GOAL: Start at the first line of the material below and retype each line through the one containing "const ADC_Y_STEP = 1000;", exactly.

[Records from a data collection]
——
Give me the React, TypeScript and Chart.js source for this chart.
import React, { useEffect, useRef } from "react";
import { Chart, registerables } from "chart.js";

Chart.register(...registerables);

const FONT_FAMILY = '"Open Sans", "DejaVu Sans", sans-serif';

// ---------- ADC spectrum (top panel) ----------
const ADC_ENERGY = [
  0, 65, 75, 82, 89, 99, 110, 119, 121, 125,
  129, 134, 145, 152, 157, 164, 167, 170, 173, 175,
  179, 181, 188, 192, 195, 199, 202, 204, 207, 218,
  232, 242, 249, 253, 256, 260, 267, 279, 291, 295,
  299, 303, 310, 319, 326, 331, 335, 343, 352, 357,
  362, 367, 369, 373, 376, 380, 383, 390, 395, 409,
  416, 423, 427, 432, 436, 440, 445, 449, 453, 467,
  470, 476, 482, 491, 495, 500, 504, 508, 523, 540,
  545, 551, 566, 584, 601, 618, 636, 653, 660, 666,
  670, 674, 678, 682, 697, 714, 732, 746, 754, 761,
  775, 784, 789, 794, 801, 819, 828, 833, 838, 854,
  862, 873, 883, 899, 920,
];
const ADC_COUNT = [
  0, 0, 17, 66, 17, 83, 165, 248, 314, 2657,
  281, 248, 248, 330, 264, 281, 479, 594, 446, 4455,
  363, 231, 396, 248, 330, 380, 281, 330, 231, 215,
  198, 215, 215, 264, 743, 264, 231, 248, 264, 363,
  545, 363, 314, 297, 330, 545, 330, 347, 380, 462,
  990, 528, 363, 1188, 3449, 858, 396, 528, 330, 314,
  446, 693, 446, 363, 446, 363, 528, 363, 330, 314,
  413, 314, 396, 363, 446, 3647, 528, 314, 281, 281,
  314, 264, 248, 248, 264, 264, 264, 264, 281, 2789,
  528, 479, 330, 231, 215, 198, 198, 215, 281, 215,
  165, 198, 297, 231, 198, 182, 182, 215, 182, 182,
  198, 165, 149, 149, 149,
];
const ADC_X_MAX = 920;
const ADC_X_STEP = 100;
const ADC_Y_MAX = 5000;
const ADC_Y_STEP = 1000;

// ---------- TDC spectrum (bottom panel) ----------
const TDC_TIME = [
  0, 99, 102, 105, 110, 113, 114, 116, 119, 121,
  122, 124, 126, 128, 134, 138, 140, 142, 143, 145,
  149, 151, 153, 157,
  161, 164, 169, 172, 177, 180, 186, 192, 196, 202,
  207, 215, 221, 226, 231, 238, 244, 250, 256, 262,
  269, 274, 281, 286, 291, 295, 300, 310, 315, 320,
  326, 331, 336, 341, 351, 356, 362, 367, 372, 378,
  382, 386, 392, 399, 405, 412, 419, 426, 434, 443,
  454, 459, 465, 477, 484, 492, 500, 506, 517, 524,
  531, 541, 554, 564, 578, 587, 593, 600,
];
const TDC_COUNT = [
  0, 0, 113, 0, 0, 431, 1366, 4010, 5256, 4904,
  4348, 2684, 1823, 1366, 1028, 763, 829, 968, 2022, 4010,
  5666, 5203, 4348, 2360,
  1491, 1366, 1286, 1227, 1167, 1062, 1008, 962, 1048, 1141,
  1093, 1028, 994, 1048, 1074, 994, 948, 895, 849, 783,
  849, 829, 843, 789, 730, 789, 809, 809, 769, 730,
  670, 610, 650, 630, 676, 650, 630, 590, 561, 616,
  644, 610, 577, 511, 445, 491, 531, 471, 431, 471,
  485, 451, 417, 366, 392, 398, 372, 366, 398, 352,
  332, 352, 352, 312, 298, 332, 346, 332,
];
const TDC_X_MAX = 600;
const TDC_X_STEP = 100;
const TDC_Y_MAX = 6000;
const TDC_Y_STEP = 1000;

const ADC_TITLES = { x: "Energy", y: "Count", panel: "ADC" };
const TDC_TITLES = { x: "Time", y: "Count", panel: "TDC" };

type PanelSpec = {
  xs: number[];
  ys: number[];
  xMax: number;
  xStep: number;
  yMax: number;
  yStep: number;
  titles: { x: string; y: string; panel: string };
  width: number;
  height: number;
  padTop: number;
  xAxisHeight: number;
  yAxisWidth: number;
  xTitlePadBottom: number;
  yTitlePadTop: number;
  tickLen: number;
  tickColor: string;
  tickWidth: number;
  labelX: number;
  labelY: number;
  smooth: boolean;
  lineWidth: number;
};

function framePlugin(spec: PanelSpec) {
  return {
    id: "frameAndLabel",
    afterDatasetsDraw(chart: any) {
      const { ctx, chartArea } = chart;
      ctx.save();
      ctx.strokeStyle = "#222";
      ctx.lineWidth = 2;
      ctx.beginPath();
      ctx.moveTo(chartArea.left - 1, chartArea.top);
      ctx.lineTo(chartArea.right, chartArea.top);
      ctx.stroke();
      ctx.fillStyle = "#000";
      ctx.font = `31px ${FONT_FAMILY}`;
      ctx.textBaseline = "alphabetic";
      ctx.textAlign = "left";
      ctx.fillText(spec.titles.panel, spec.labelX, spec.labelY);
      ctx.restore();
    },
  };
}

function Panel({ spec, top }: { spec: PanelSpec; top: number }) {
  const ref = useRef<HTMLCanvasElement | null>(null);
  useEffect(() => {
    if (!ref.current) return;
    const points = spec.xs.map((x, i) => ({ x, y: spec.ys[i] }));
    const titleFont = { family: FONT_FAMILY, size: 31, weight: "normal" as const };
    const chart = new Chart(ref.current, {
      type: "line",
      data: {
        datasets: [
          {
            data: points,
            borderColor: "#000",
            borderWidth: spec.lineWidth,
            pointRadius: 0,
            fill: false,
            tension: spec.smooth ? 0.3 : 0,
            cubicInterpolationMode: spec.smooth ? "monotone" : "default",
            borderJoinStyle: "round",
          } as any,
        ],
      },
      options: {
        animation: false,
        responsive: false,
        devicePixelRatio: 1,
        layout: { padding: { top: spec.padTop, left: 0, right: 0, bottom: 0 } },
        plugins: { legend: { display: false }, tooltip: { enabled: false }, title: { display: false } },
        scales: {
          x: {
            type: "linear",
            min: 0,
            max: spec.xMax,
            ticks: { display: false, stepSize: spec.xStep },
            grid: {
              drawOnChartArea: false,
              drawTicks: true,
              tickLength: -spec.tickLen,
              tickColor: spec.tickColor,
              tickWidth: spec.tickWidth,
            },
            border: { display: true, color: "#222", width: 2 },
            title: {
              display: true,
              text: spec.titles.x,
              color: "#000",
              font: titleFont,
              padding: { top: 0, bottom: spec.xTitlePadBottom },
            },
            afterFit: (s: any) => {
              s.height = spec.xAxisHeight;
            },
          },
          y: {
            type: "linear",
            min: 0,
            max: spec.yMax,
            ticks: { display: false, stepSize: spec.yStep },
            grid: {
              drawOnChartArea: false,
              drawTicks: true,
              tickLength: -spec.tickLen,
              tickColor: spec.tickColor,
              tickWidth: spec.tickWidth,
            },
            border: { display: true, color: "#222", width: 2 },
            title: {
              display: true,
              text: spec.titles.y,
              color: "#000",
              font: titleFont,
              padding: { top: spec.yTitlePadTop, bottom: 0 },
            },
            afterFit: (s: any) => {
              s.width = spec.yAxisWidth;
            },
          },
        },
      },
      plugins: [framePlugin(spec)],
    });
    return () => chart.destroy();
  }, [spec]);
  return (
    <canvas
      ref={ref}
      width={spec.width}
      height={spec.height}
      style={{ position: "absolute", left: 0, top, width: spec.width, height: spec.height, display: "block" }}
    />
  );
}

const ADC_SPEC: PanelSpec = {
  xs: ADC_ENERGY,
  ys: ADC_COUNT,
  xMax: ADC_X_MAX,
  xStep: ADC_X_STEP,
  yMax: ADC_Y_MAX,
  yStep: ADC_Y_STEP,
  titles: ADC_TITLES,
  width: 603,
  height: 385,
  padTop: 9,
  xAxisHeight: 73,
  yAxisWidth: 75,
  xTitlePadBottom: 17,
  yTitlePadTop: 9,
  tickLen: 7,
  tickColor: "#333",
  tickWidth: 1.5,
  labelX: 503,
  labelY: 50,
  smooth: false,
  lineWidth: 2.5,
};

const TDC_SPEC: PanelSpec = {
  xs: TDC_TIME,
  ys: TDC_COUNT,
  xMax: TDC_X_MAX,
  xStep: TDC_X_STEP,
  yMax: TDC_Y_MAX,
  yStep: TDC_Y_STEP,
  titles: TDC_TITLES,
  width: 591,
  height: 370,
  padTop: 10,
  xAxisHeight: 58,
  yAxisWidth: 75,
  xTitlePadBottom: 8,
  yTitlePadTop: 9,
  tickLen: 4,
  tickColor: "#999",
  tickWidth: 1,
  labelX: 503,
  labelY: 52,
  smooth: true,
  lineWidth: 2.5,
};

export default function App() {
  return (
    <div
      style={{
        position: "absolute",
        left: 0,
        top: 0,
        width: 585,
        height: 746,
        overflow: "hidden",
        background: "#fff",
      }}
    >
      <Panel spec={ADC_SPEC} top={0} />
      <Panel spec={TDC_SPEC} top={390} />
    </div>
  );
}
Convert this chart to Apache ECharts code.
——
OUTPUT OF THE TASK:
Give me the React, TypeScript and Chart.js source for this chart.
import React, { useEffect, useRef } from "react";
import { Chart, registerables } from "chart.js";

Chart.register(...registerables);

const FONT_FAMILY = '"Open Sans", "DejaVu Sans", sans-serif';

// ---------- ADC spectrum (top panel) ----------
const ADC_ENERGY = [
  0, 65, 75, 82, 89, 99, 110, 119, 121, 125,
  129, 134, 145, 152, 157, 164, 167, 170, 173, 175,
  179, 181, 188, 192, 195, 199, 202, 204, 207, 218,
  232, 242, 249, 253, 256, 260, 267, 279, 291, 295,
  299, 303, 310, 319, 326, 331, 335, 343, 352, 357,
  362, 367, 369, 373, 376, 380, 383, 390, 395, 409,
  416, 423, 427, 432, 436, 440, 445, 449, 453, 467,
  470, 476, 482, 491, 495, 500, 504, 508, 523, 540,
  545, 551, 566, 584, 601, 618, 636, 653, 660, 666,
  670, 674, 678, 682, 697, 714, 732, 746, 754, 761,
  775, 784, 789, 794, 801, 819, 828, 833, 838, 854,
  862, 873, 883, 899, 920,
];
const ADC_COUNT = [
  0, 0, 17, 66, 17, 83, 165, 248, 314, 2657,
  281, 248, 248, 330, 264, 281, 479, 594, 446, 4455,
  363, 231, 396, 248, 330, 380, 281, 330, 231, 215,
  198, 215, 215, 264, 743, 264, 231, 248, 264, 363,
  545, 363, 314, 297, 330, 545, 330, 347, 380, 462,
  990, 528, 363, 1188, 3449, 858, 396, 528, 330, 314,
  446, 693, 446, 363, 446, 363, 528, 363, 330, 314,
  413, 314, 396, 363, 446, 3647, 528, 314, 281, 281,
  314, 264, 248, 248, 264, 264, 264, 264, 281, 2789,
  528, 479, 330, 231, 215, 198, 198, 215, 281, 215,
  165, 198, 297, 231, 198, 182, 182, 215, 182, 182,
  198, 165, 149, 149, 149,
];
const ADC_X_MAX = 920;
const ADC_X_STEP = 100;
const ADC_Y_MAX = 5000;
const ADC_Y_STEP = 1000;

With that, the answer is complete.